REQUIREMENTS
Copy everything in the data below exactly except the pictures.

Records with drawing code:

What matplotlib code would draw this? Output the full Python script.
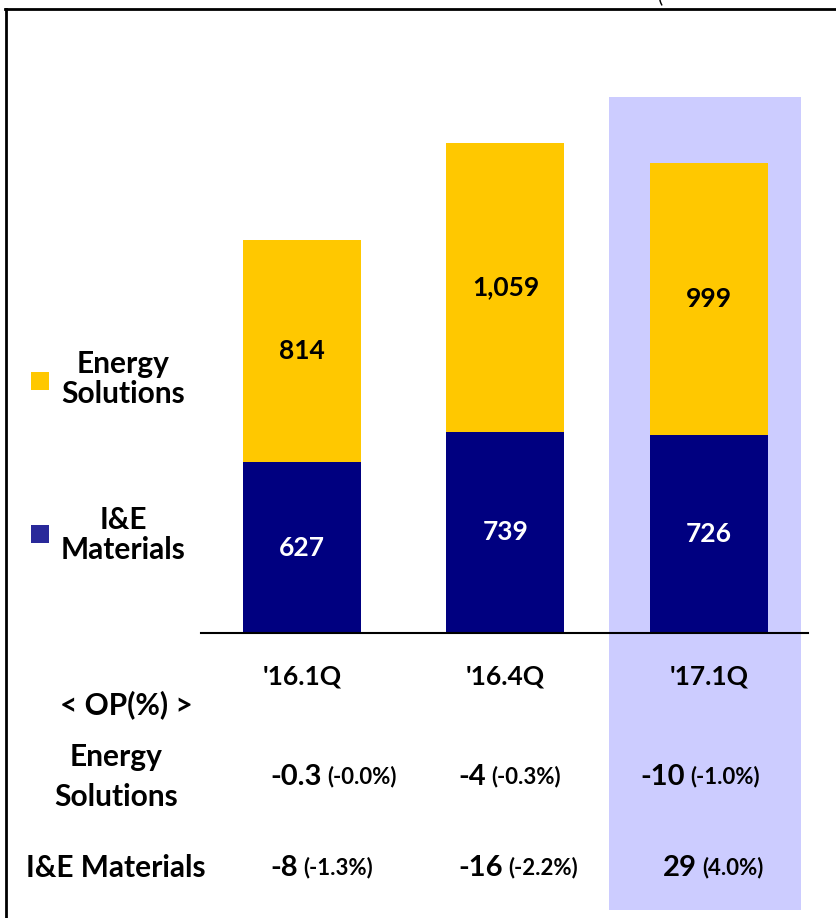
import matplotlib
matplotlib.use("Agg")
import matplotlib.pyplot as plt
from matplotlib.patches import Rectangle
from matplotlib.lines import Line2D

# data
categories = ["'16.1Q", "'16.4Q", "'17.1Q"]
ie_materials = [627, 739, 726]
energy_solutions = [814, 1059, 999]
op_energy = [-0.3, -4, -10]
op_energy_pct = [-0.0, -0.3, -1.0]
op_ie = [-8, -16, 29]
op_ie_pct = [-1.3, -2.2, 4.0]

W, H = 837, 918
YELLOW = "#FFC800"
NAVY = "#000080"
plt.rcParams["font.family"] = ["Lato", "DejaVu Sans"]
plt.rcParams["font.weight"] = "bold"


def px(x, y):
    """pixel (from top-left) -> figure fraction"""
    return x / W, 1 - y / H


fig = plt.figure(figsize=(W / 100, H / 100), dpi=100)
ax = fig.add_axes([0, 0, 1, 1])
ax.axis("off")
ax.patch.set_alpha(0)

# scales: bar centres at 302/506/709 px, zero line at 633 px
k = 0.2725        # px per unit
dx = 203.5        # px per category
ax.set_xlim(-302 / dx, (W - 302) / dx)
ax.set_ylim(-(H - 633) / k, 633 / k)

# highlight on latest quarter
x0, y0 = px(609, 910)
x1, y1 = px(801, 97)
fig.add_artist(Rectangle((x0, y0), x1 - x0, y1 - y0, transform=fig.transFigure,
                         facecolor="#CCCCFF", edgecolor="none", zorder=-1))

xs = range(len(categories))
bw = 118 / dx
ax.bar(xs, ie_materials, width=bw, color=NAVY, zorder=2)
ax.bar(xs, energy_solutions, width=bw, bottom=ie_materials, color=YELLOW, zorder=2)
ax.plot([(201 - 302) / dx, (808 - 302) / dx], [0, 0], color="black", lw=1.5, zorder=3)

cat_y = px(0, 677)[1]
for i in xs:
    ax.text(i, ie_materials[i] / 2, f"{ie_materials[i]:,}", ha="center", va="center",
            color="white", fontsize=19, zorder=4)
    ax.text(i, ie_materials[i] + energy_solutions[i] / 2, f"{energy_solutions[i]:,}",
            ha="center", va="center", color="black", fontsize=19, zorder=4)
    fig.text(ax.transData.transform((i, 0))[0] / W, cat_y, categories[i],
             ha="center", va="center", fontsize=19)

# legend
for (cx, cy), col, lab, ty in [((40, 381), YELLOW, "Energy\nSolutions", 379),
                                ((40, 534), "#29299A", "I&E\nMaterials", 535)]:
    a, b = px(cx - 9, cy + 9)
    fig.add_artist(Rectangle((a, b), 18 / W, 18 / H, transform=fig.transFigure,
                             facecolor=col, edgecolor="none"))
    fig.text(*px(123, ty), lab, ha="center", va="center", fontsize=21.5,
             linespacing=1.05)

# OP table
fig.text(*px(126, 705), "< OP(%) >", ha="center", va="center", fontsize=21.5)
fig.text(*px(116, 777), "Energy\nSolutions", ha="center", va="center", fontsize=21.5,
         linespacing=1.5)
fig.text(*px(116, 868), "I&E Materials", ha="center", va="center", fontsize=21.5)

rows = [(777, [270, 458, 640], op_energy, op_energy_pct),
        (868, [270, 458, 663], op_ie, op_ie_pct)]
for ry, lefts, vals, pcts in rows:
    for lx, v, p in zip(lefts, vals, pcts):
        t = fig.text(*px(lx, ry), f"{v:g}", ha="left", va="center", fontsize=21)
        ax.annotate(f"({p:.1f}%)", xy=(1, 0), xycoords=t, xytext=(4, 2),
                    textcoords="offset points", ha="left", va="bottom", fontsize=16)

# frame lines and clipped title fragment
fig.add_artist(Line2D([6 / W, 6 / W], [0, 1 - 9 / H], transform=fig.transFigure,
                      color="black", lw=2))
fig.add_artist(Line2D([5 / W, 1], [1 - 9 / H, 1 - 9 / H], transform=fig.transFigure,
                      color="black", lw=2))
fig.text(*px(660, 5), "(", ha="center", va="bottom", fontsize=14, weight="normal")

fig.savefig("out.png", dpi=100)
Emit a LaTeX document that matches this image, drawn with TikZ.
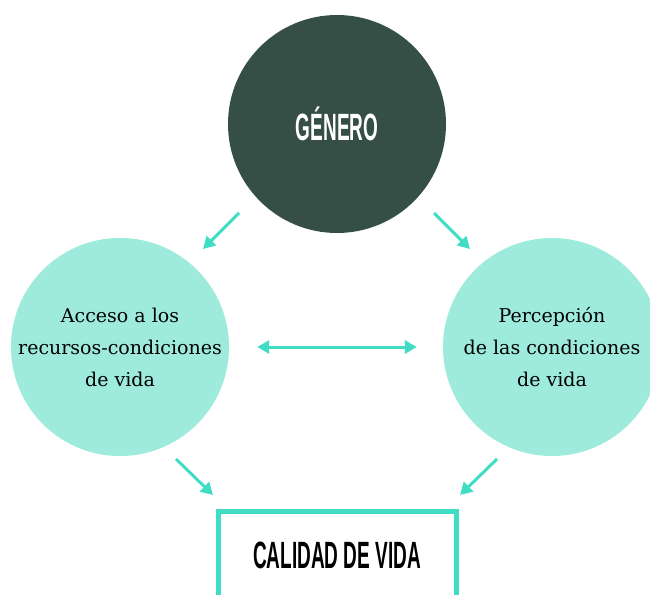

ANSWER
What matplotlib code would draw this? Output the full Python script.
import matplotlib
matplotlib.use("Agg")
import matplotlib.pyplot as plt
from matplotlib.patches import Rectangle
from matplotlib.lines import Line2D

# data
categories = ["'16.1Q", "'16.4Q", "'17.1Q"]
ie_materials = [627, 739, 726]
energy_solutions = [814, 1059, 999]
op_energy = [-0.3, -4, -10]
op_energy_pct = [-0.0, -0.3, -1.0]
op_ie = [-8, -16, 29]
op_ie_pct = [-1.3, -2.2, 4.0]

W, H = 837, 918
YELLOW = "#FFC800"
NAVY = "#000080"
plt.rcParams["font.family"] = ["Lato", "DejaVu Sans"]
plt.rcParams["font.weight"] = "bold"


def px(x, y):
    """pixel (from top-left) -> figure fraction"""
    return x / W, 1 - y / H


fig = plt.figure(figsize=(W / 100, H / 100), dpi=100)
ax = fig.add_axes([0, 0, 1, 1])
ax.axis("off")
ax.patch.set_alpha(0)

# scales: bar centres at 302/506/709 px, zero line at 633 px
k = 0.2725        # px per unit
dx = 203.5        # px per category
ax.set_xlim(-302 / dx, (W - 302) / dx)
ax.set_ylim(-(H - 633) / k, 633 / k)

# highlight on latest quarter
x0, y0 = px(609, 910)
x1, y1 = px(801, 97)
fig.add_artist(Rectangle((x0, y0), x1 - x0, y1 - y0, transform=fig.transFigure,
                         facecolor="#CCCCFF", edgecolor="none", zorder=-1))

xs = range(len(categories))
bw = 118 / dx
ax.bar(xs, ie_materials, width=bw, color=NAVY, zorder=2)
ax.bar(xs, energy_solutions, width=bw, bottom=ie_materials, color=YELLOW, zorder=2)
ax.plot([(201 - 302) / dx, (808 - 302) / dx], [0, 0], color="black", lw=1.5, zorder=3)

cat_y = px(0, 677)[1]
for i in xs:
    ax.text(i, ie_materials[i] / 2, f"{ie_materials[i]:,}", ha="center", va="center",
            color="white", fontsize=19, zorder=4)
    ax.text(i, ie_materials[i] + energy_solutions[i] / 2, f"{energy_solutions[i]:,}",
            ha="center", va="center", color="black", fontsize=19, zorder=4)
    fig.text(ax.transData.transform((i, 0))[0] / W, cat_y, categories[i],
             ha="center", va="center", fontsize=19)

# legend
for (cx, cy), col, lab, ty in [((40, 381), YELLOW, "Energy\nSolutions", 379),
                                ((40, 534), "#29299A", "I&E\nMaterials", 535)]:
    a, b = px(cx - 9, cy + 9)
    fig.add_artist(Rectangle((a, b), 18 / W, 18 / H, transform=fig.transFigure,
                             facecolor=col, edgecolor="none"))
    fig.text(*px(123, ty), lab, ha="center", va="center", fontsize=21.5,
             linespacing=1.05)

# OP table
fig.text(*px(126, 705), "< OP(%) >", ha="center", va="center", fontsize=21.5)
fig.text(*px(116, 777), "Energy\nSolutions", ha="center", va="center", fontsize=21.5,
         linespacing=1.5)
fig.text(*px(116, 868), "I&E Materials", ha="center", va="center", fontsize=21.5)

rows = [(777, [270, 458, 640], op_energy, op_energy_pct),
        (868, [270, 458, 663], op_ie, op_ie_pct)]
for ry, lefts, vals, pcts in rows:
    for lx, v, p in zip(lefts, vals, pcts):
        t = fig.text(*px(lx, ry), f"{v:g}", ha="left", va="center", fontsize=21)
        ax.annotate(f"({p:.1f}%)", xy=(1, 0), xycoords=t, xytext=(4, 2),
                    textcoords="offset points", ha="left", va="bottom", fontsize=16)

# frame lines and clipped title fragment
fig.add_artist(Line2D([6 / W, 6 / W], [0, 1 - 9 / H], transform=fig.transFigure,
                      color="black", lw=2))
fig.add_artist(Line2D([5 / W, 1], [1 - 9 / H, 1 - 9 / H], transform=fig.transFigure,
                      color="black", lw=2))
fig.text(*px(660, 5), "(", ha="center", va="bottom", fontsize=14, weight="normal")

fig.savefig("out.png", dpi=100)
Emit a LaTeX document that matches this image, drawn with TikZ.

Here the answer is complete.